Of course, the mere existence of need and want surely cannot entail the presence of injustice. The same respect for the value of life which commands us to care about our neighbors also commands us to recognize the importance of living our own lives according to our own goals and desires. Earlier, we noted an idea from F.A. Hayek that coercion is evil because it "eliminates an individual as a thinking and valuing person and makes him a bare tool in the achievement of the ends of another." We suggested that the tragic need which drives individuals into exploitative labor relationships is evil for this reason as well. But we must now acknowledge that the attitude which places on the successful individual the burden of caring after the world's needy is evil for exactly the same reason (I discussed this in a previous post). Addressing one evil through the introduction of another seems like a questionable way to proceed. But it does not seem that either extreme -- ignoring the suffering of others or sacrificing oneself for the good of those in need -- is the correct one. What is needed is a balance between the two.

In saying this, I had hoped to address what I felt to be some of the important and relevant concerns that people on the left might have had in response to my argument. And I certainly didn't mean to suggest that other leftist concerns (e.g., about the proper social response to inequality, oppression, lack of opportunity, etc.) "cannot be incorporated into my libertarian framework."

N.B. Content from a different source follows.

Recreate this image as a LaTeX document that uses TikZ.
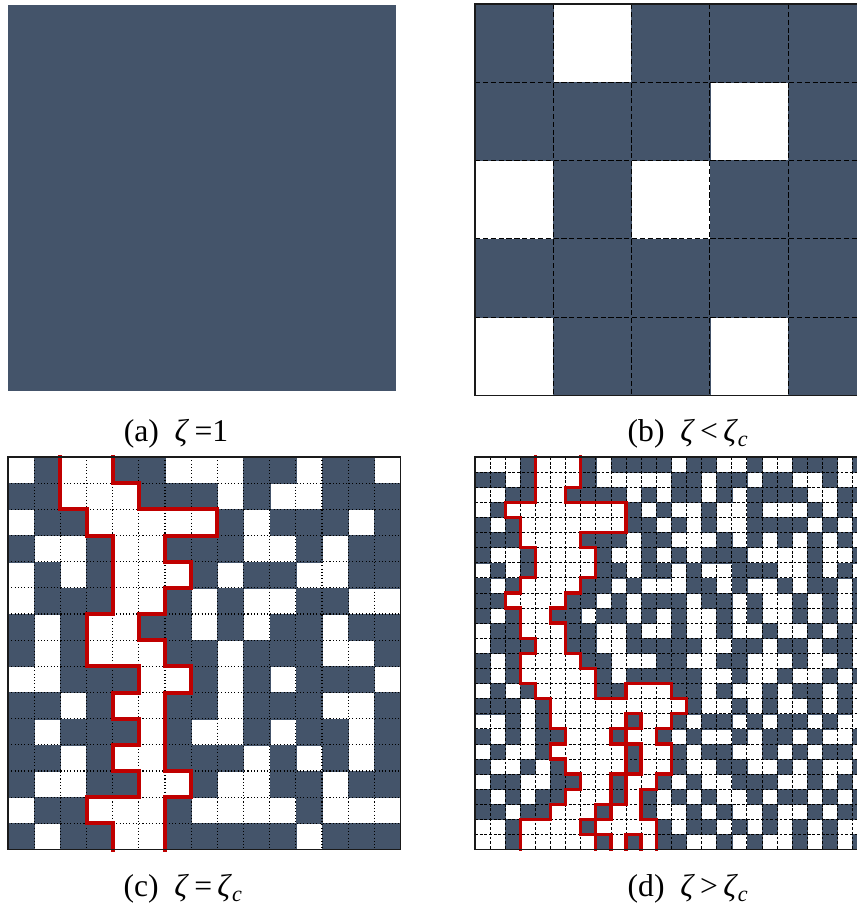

My point was that these concerns cannot coherently be levelled as a moral objection to the market process itself. It was my hope to convey that a just society would not simply accept the often arbitrary, sometimes lamentable, and always sub-utopian products of the market process, insensitively brushing the unpleasant bits under the rug. The market process, I think, is just, and cannot be condemned wholesale because of its inherent potential to generate undesirable outcomes for some people. But I think that there is more to living together than the market process, and that the concerns of the left are valid reasons for searching for solutions outside of the typical consumeristic market paradigm. That, I think, is where the "left" in my "left-libertarianism" comes through.